CHARLOTTESVILLE, Va. - A new study suggests the stellar material swirling around a very young protostar is pulling in magnetic fields from its surroundings. By analyzing these twisting magnetic fields, researchers may be able to gain new insight into the formation of young stars.

The latest discovery -- detailed in the Astrophysical Journal -- was made possible by the National Science Foundation's Karl G. Jansky Very Large Array radio telescope, often called VLA for short. The VLA allowed researchers with the National Radio Astronomy Observatory to analyze the alignment of radio waves emitted by gas and dust being pulled into the swirling stellar disk.

The waves' alignment, or polarization, show the formation and movement of magnetic fields in the region surrounding the young star.

"The alignment of magnetic fields in this region near young stars is very important to the development of the disks that orbit them," study author Leslie Looney, an astronomer at the University of Illinois, said in a press release. "Depending on its alignment, the magnetic field can either hinder the growth of the disk or help funnel material onto the disk, allowing it to grow."

The star of note is NGC1333 IRAS 4A. It's found 750 light-years away in the constellation Perseus, and is estimated to be just 10,000 years old. Its mass is believed to be roughly twice that of our own sun.

One of two stars forming within a cloud of stellar material, the newly born star has effectively become a guinea pig for the analysis of tangling magnetic fields.

For the first time, astronomers have revealed the region surrounding a protostar where the structure of magnetic fields begins to look different from those farther away -- where fields pulled into from afar twist and interact with those closer to the newborn star.

"Our VLA observations are showing us this region, where the change in shape of the magnetic field is taking place," said co-author Erin Cox, also with the University of Illinois.

The new data also shows that millimeter- to centimeter-sized particles are abundant in the stellar disk -- bigger than astronomers expected, suggesting particles accumulate rather quickly in the disk of young star.


*-- New study details skeleton of the Milky Way galaxy --*

BOSTON - Researchers with the Harvard-Smithsonian Center for Astrophysics claim to have traced the "skeletal structure" of the Milky Way galaxy. They shared their findings earlier this month in the Astrophysical Journal.

Astronomers Catherine Zucker, Cara Battersby and Alyssa Goodman argue that the Milky Way's spiral arms are organized around distinct skeletal features.
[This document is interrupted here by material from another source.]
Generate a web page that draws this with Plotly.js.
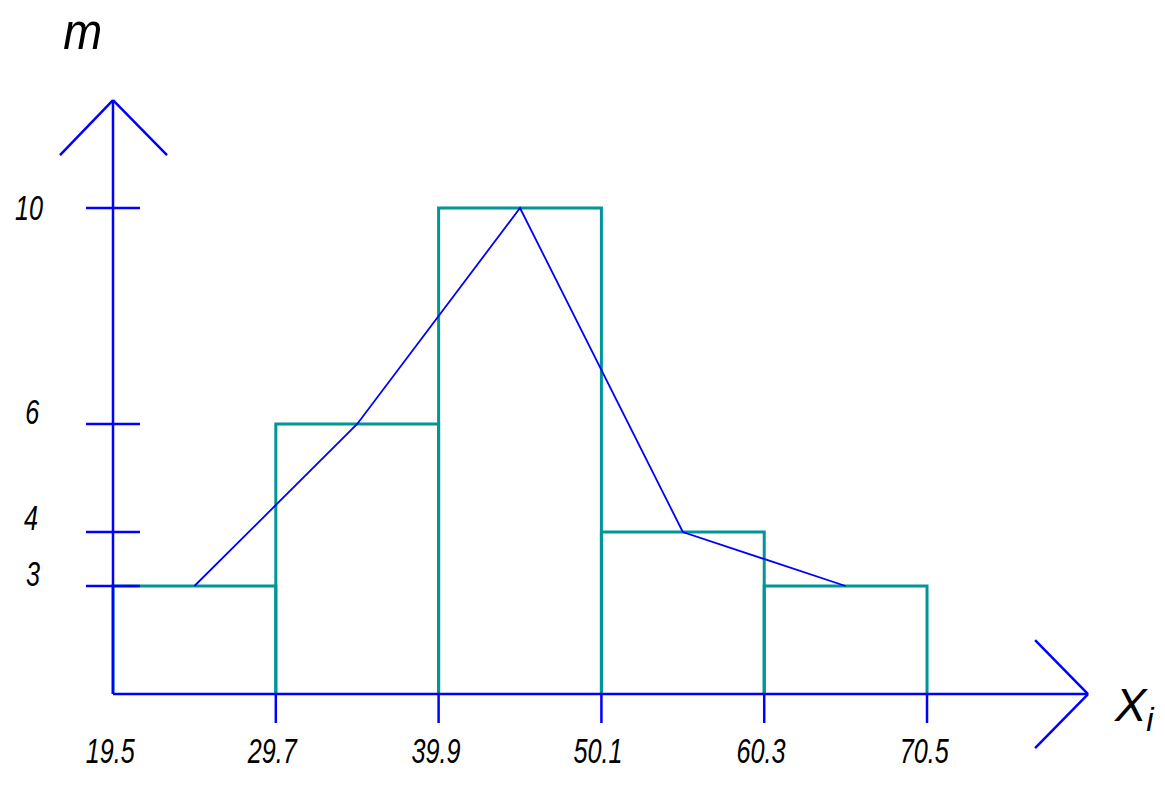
<!DOCTYPE html>
<html>
<head>
<meta charset="utf-8">
<script src="https://cdn.plot.ly/plotly-3.0.1.min.js"></script>
<style>
  html, body { margin: 0; padding: 0; background: #fff; }
  #chart { width: 1165px; height: 785px; }
</style>
</head>
<body>
<div id="chart"></div>
<script>
// ---- data ----
const binEdges = [19.5, 29.7, 39.9, 50.1, 60.3, 70.5];
const counts = [3, 6, 10, 4, 3];
const midpoints = [24.6, 34.8, 45.0, 55.2, 65.4];
const yTickValues = [3, 4, 6, 10];
const xTickLabels = ["19.5", "29.7", "39.9", "50.1", "60.3", "70.5"];
const yTickLabels = ["3", "4", "6", "10"];
const yAxisName = "m";
const xAxisName = "X<sub>i</sub>";

const BLUE = "#0000ff";
const TEAL = "#009696";
const FONT = "Liberation Sans, Arial, sans-serif";
const BASE = 1;       // value where the horizontal axis crosses (axis is broken below)
const Y_TOP = 12;     // end of vertical axis arrow
const X_END = 80.59;  // end of horizontal axis arrow

// histogram outline: each bar drawn as an open rectangle from the axis
const histX = [], histY = [];
for (let i = 0; i < counts.length; i++) {
  histX.push(binEdges[i], binEdges[i], binEdges[i + 1], binEdges[i + 1], null);
  histY.push(BASE, counts[i], counts[i], BASE, null);
}

const traces = [
  {
    x: histX, y: histY, mode: "lines", type: "scatter",
    line: { color: TEAL, width: 3 }, hoverinfo: "skip", connectgaps: false
  },
  {
    x: midpoints, y: counts, mode: "lines", type: "scatter",
    line: { color: BLUE, width: 1.8 }, hoverinfo: "skip"
  }
];

const x0 = binEdges[0];
const shapes = [];
function seg(o) {
  shapes.push(Object.assign({ type: "line", layer: "above", line: { color: BLUE, width: 2.5 } }, o));
}
// axes
seg({ xref: "x", yref: "y", x0: x0, x1: x0, y0: BASE, y1: Y_TOP });
seg({ xref: "x", yref: "y", x0: x0, x1: X_END, y0: BASE, y1: BASE });
// arrowheads (pixel-sized)
seg({ xref: "x", yref: "y", xsizemode: "pixel", ysizemode: "pixel", xanchor: x0, yanchor: Y_TOP, x0: -53, x1: 0, y0: -55, y1: 0 });
seg({ xref: "x", yref: "y", xsizemode: "pixel", ysizemode: "pixel", xanchor: x0, yanchor: Y_TOP, x0: 54, x1: 0, y0: -55, y1: 0 });
seg({ xref: "x", yref: "y", xsizemode: "pixel", ysizemode: "pixel", xanchor: X_END, yanchor: BASE, x0: -53, x1: 0, y0: 54, y1: 0 });
seg({ xref: "x", yref: "y", xsizemode: "pixel", ysizemode: "pixel", xanchor: X_END, yanchor: BASE, x0: -53, x1: 0, y0: -54, y1: 0 });
// y ticks
yTickValues.forEach(v => seg({ xref: "x", yref: "y", xsizemode: "pixel", xanchor: x0, x0: -27, x1: 27, y0: v, y1: v }));
// x ticks (below axis)
binEdges.slice(1).forEach(v => seg({ xref: "x", yref: "y", ysizemode: "pixel", yanchor: BASE, x0: v, x1: v, y0: 0, y1: -29 }));

const annotations = [];
const scales = [];
const textFont = { family: FONT, size: 36, color: "#000" };
xTickLabels.forEach((t, i) => {
  annotations.push({
    xref: "x", yref: "y", x: binEdges[i], y: BASE, yshift: -56, xshift: -3,
    text: "<i>" + t + "</i>", showarrow: false, font: textFont, xanchor: "center", yanchor: "middle"
  });
  scales.push(0.7);
});
const yShifts = { "3": [-80, 13], "4": [-82, 15], "6": [-81, 13], "10": [-84, 1] };
yTickLabels.forEach((t, i) => {
  annotations.push({
    xref: "x", yref: "y", x: x0, y: yTickValues[i], xshift: yShifts[t][0], yshift: yShifts[t][1],
    text: "<i>" + t + "</i>", showarrow: false, font: textFont, xanchor: "center", yanchor: "middle"
  });
  scales.push(0.7);
});
annotations.push({
  xref: "paper", yref: "paper", x: 82 / 1165, y: 1, yshift: 0,
  text: "<i>" + yAxisName + "</i>", showarrow: false,
  font: { family: FONT, size: 52, color: "#000" }, xanchor: "center", yanchor: "top"
});
scales.push(0.9);
annotations.push({
  xref: "paper", yref: "paper", x: 1134 / 1165, y: 1 - 708 / 785,
  text: "<i>" + xAxisName + "</i>", showarrow: false,
  font: { family: FONT, size: 47, color: "#000" }, xanchor: "center", yanchor: "middle"
});
scales.push(1.0);

const layout = {
  width: 1165, height: 785,
  margin: { l: 0, r: 0, t: 0, b: 0 },
  paper_bgcolor: "#fff", plot_bgcolor: "#fff",
  showlegend: false,
  xaxis: { range: [12.42, 85.41], visible: false, fixedrange: true },
  yaxis: { range: [-0.685, 13.852], visible: false, fixedrange: true },
  shapes: shapes,
  annotations: annotations
};

Plotly.newPlot("chart", traces, layout, { staticPlot: true, displayModeBar: false }).then(gd => {
  // condense the label glyphs horizontally to mimic the narrow drafting font
  gd.querySelectorAll("g.annotation").forEach(g => {
    const idx = +g.getAttribute("data-index");
    const s = scales[idx];
    if (!s || s === 1) return;
    const txt = g.querySelector("text.annotation-text");
    if (!txt) return;
    const bb = txt.getBBox();
    const cx = bb.x + bb.width / 2;
    txt.setAttribute("transform", `translate(${cx} 0) scale(${s} 1) translate(${-cx} 0)`);
  });
});
</script>
</body>
</html>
They describe these features, or bones, as long, thin, high-contrast filaments of cold, dark clouds of gas and dust. The filaments can stretch thousands of light-years in length, but boast a girth of only a few light-years.

Documenting these skeletal features may be key to understanding our home galaxy's broader structure.

Despite decades of studies and observations, researchers still aren't in agreement on whether the Milky Way has two or four spiral arms. The exact location and design of these arm aren't entirely clear either. Astronomers also aren't sure whether inter-arm structure are mostly web-like or feature distinctive spurs of stars and gas.

A map of the galaxy's bones may answer some of these questions, researchers say.

The first skeletal structure was spotted by astronomers during a mid-infrared survey of Milky Way's arms conducted five years.

The astronomers' latest infrared survey presents evidence of 10 new potential skeletal features, all positioned near the galaxy's mid-plane. Each of the ten have an aspect ratio -- or length-to-width ratio -- of at least 50-to-1. All weigh at least several thousand solar masses.

Researchers expect future surveys to reveal hundreds of similar bones.

"Ultimately, if we can reliably identify hundreds of Milky Way bones," researchers wrote, "it should be possible to combine the 'skeleton' suggested by bones with other tracers of galactic structure, in order to piece together a much better view of the Milky Way's structure than we have now."